“La utopía está en el horizonte. Camino dos pasos, ella se aleja dos pasos y el horizonte se corre diez pasos más allá. ¿Entonces, para qué sirve la utopía? Para eso, sirve para caminar.”
Eduardo Galeano
Desde siempre me sentí ajeno a la vida, no recuerdo haberla querido y tampoco sentirme agradecido por poseer una vida con condiciones que, en este mundo enfermo, es envidiable.
Nacer en un mundo como este (hasta la fecha único) te condiciona a vivir en un pequeño planeta conformado por infinitos cúmulos de burbujas opacas. Burbujas que se llaman familia, amigos, drogas, sueños, aspiraciones, pandillas y la lista se extiende hasta palabras inventadas y amalgamas idiomáticas.
Mi naturaleza, hasta cierto punto hecha de una timidez diluviada y una misantropía defensiva, se fue contradiciendo con la necesidad de gritar. Mis pulmones infantiles ardían antes que la germinación de mi conciencia. Balbuceaba ebrio de ira. Con la aparición de mis ojos y una boca plagada de insectos hechos de mutismo tuve que formar, en primer orden, una forzada extroversión para luego mutar a una personalidad común, sigilosa, amante ferviente de las contradicciones y demasiado curiosa para mis capacidades.

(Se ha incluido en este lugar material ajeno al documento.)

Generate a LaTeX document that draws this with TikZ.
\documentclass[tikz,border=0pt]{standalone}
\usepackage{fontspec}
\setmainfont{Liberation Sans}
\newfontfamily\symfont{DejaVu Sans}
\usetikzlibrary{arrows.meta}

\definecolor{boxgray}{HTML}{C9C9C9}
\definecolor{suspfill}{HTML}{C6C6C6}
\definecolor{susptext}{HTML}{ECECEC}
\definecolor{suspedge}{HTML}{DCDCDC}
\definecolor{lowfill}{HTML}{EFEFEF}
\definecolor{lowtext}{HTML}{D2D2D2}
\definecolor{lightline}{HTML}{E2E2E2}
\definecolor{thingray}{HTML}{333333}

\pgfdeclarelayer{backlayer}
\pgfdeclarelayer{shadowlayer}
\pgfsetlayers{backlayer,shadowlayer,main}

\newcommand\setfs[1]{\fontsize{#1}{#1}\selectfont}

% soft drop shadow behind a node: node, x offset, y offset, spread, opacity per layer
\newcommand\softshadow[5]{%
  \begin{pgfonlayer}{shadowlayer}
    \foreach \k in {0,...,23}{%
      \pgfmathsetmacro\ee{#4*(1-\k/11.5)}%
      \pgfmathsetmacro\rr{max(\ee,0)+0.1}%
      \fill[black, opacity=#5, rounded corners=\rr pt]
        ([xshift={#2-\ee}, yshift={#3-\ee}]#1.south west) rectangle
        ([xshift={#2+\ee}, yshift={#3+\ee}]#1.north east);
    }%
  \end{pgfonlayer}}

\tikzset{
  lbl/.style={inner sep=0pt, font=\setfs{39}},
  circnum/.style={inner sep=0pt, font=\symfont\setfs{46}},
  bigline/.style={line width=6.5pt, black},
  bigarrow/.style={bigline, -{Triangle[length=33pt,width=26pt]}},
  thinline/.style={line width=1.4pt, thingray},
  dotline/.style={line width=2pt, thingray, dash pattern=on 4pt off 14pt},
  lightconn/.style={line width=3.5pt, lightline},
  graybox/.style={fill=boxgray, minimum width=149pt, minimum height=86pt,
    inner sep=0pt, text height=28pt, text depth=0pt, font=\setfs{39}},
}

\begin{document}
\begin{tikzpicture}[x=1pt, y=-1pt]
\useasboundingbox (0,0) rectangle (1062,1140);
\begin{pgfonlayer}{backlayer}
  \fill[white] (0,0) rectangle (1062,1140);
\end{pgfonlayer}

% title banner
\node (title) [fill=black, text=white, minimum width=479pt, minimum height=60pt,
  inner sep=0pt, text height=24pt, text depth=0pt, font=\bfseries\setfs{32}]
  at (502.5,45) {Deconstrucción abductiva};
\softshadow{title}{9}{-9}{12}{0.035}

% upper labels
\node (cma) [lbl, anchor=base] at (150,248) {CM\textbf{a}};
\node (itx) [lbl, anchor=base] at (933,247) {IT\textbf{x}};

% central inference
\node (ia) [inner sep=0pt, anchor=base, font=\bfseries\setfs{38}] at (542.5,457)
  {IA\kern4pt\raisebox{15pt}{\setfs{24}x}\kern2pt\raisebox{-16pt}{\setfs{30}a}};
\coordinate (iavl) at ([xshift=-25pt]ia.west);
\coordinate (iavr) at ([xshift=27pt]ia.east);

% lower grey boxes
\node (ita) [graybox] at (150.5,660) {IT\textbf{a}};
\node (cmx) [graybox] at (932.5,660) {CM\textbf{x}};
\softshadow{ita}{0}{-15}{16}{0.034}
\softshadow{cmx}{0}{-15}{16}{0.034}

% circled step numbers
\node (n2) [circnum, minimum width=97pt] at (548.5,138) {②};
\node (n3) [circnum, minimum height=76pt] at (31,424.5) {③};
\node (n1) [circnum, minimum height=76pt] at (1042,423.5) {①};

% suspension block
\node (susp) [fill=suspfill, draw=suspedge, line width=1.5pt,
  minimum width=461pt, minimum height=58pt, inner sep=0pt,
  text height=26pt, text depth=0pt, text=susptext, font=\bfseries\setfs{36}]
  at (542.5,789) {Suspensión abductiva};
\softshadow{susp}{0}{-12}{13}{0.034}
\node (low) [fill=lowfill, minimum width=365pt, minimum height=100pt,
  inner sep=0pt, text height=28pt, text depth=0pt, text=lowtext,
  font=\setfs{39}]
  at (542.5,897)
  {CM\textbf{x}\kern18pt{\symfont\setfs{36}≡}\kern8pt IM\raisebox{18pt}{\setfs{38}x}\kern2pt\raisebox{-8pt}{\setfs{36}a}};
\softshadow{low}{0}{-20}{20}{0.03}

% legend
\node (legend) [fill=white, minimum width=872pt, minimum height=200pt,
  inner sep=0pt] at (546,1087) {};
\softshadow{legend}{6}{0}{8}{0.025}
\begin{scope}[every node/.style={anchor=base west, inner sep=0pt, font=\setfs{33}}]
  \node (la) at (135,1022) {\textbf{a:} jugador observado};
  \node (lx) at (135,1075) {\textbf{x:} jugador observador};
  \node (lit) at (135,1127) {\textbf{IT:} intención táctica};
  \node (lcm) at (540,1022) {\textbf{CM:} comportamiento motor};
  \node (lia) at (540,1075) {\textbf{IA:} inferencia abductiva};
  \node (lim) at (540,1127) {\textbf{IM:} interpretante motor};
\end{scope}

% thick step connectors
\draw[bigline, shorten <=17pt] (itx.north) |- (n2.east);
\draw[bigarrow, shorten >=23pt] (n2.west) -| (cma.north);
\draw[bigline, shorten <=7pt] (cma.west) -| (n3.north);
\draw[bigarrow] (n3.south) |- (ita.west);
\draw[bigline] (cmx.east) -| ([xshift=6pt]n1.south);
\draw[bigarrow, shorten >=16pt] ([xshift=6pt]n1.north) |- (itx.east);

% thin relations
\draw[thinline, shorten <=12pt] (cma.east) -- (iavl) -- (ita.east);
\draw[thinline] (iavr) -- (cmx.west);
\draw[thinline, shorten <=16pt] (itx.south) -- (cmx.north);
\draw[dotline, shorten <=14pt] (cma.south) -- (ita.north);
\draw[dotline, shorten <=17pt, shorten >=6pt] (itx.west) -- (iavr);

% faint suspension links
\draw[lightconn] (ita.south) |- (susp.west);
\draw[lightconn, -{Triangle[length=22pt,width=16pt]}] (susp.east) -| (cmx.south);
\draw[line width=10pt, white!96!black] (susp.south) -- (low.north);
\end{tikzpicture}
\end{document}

El lenguaje se manifestó en el momento más indicado: cuando me sentí harto por primera vez de la monotonía a la que ya me veía condenado. Exploré cuanto pude el mundo, en aquel tiempo gigante, de mi casa y allí, entre guías turísticas y álbumes fotográficos estaban los veinte tomos de “Viajes extraordinarios” una colección de todas las novelas de Julio Verne relacionadas con el azaroso acto de viajar.
Alrededor de veinte y cuatro novelas conforman el conjunto de los primeros tornillos y engranajes de la locomotora que existe en mi cabeza, con la única de función de perseguir a la utopía.
A partir del descubrimiento de Verne encontré la excusa perfecta para destruir mi cerebro a través de los constantes desvelos. Además, descubrí la existencia de mundos condensados llamados libros.
Los libros llenos de buena la literatura y del oceánico pensamiento humano se transformaron en la sola raíz de mi perpetua nostalgia. Entendí que mi nostalgia no se debe a un pasado (extrañar al pasado es como dormir con ataúdes alrededor), sino al deseo de un mundo inmaterial. No hablo de mitologías o nubes con formas de humanos o animales, hablo del fallecimiento de mi condición cansada y absurda.
Rompí el diario suicida cuando le perdí el miedo a inventar todo lo que quisiera, cuando entendí que, aunque la adicción al descubrimiento me lleve a la ceguera o la muerte o que la adicción a la música me lleve a quedar sordo, tendré siempre, a mi lado, el arma vital de la invención. Tengo el día para soñar despierto, para cegarme con el cielo sostenido por pilares de estrellas y tengo la noche para soñar solamente.
Tanto la imaginación como la racionalidad y la vida tienen en el plano vital una naturaleza inmaterial. La explosión creativa arma, por el medio posible, un sueño y luego lo transporta a seres hambrientos para que sueñen y tengan, aunque sea un instante inmaterial, libre de este mundo absurdo. La ciencia es la causa de la invención de lo bello; considerar algo bello conlleva un entendimiento, un grito en la cara y una interpretación. Las preguntas de la ciencia buscan interpretar el entorno. Es más como tomar una piedra desconocida, luego hacerla suya y con ella esculpir, con el perfecto cincel del número, lo desconocido. La vida converge entre las vibraciones de los dos mundos: en la construcción de lo desconocido y la maquinaria infinita de los sueños.
No parar de soñar y el constante descubrimiento de lo desconocido son la única forma de revelarse a la vida. Querer contradecir lo que somos es una guerra que siempre ha estado perdida, pero se puede lograr hacerla constante y tan duradera como la existencia de la vida misma: heredando sueños, descubrimientos y un constante deseo de ver en este mundo la utopía más descarriadamente feliz.